- Buena Vista Location in Bolivia
- Coordinates: 17°27′32″S 63°39′33″W﻿ / ﻿17.45889°S 63.65917°W
- Country: Bolivia
- Elevation: 398 m (1,306 ft)

Population (2001)
- • Urban: 3,800
- Time zone: UTC-4 (BOT)
- Climate: Am

= Buena Vista, Bolivia =

Buena Vista is a small town in the Bolivian lowlands, capital of the Ichilo Province of the department of Santa Cruz.

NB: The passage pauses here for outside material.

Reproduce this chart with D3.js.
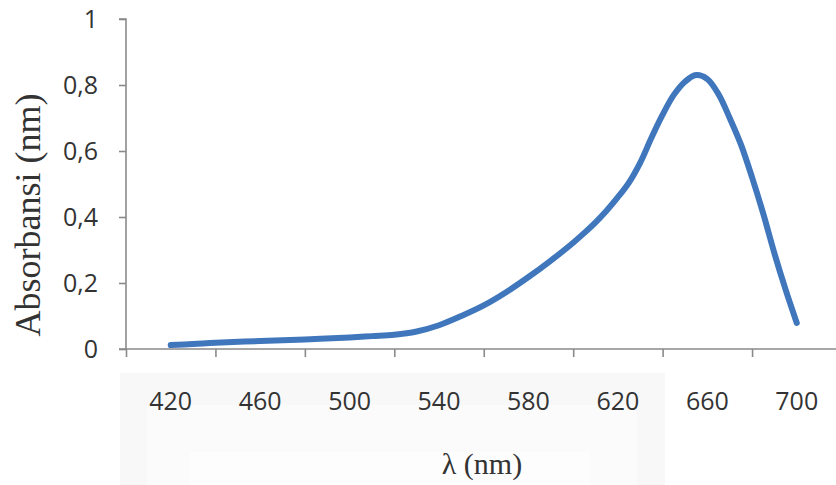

The city was founded on November 26, 1694 as the Jesuit Mission of the betrothal of the Saints of Joseph and Mary.

.

== Location ==

Buena Vista is administrative center of the Ichilo Province and located in the Buena Vista Municipio on the right banks of Río Ichilo, 90 km south-west of the departmental capital Santa Cruz.

== Climate ==
Buena Vista has a medium yearly temperature of 24.3 °C, with a medium maximum of 27.8 °C and a minimum of 14.4 °C. The average precipitation amounts to 2,563 mm per year, the average relative humidity is 80%. The climate is a tropical humid one, with July being the coldest month and November the warmest.

==Population ==
The population of Buena Vista has increased strongly over the past decades, from 400 inhabitants (1969) to 2,900 (1992 census) and 3,800 inhabitants (2001 census). Estimations about the recent population figures differ strongly, some estimations say 12-14,000 inhabitants, presumably misinterpreting the municipio population as the city population.